Ewen has a space at the Brickbottom Studios in Somerville, and in fact is a founding member of this living and working enclave for artists. Originally Ewen worked in the Charles Webb Warehouse in East Cambridge but she and other artists were forced to vacate by the landlord. So in 1982 she joined a group of 100 artists who found an old warehouse in the outskirts of Union Square—that became Brickbottom. Ewen believes it was once an old A&P building. Through a lottery people chose their own spaces. They also formed a cooperative so people without the resources to own a space would be able to afford one. Ewen loves the milieu of the building because when artists live in close proximity they feed on the creativity that pulses through the environs.
Ewen’s work with themes of water started years ago when her young daughter Georgia made a little drawing of a boat. It was a simple, childlike picture of Ewen and her driving a boat. From this spark Ewin created a series of images of her daughter’s boat (painted in acrylic) as the boat moved through the water—all with colorful islands and backdrops.
In 2003 Ewen became involved with the printmaking project Proof in Print in which she brought prints from South Africa and the United States to Havana, Cuba. There she met the Cuban artist Janette Brossard. She collaborated with her and the two had an exhibit of interrelated installations titled: Oferta, Azul, Freedom Water, and Lost & found. Their work used water as metaphor for issues of contemporary society. Brossard’s work with wine labels influenced Ewen to create a series of prettified bottled water with labels like Holy Water, Rain Water, etc…
Now the poet in me had to inquire about Ewen’s work with Cambridge poet Denise Bergman. The two collaborated on a project named: The Space Between. Bergman sent Ewen a poem titled Petroglyph and Ewen sort of deconstructed the poem. She excerpted fragments, rearranged words—created new combinations. This led the pair to work on a sequence of Bergman’s poems. This lead to a sculptural wall piece. Both artists are intrigued by the way words and images expand and change as they are passed back and forth. The poem was transformed by image and altered text.
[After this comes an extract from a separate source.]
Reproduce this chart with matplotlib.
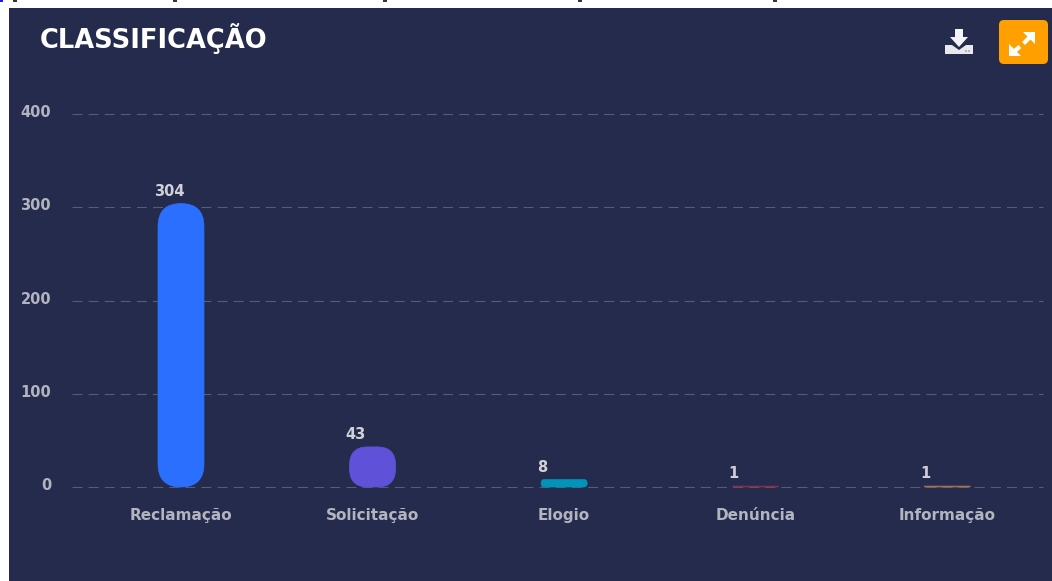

As our discussion rolled on Ewen continued to talk in her rapid fire cadence about her work with maps, her use of weather graphs, collages, and other materials. I must admit I was a bit overwhelmed by the breadth of her work. But Ewen, like other Somerville artists I have interviewed, contribute to this wonderful mix of artists, dreamers, polymaths, and creative people that live in work in the Paris of New England, Somerville, Mass.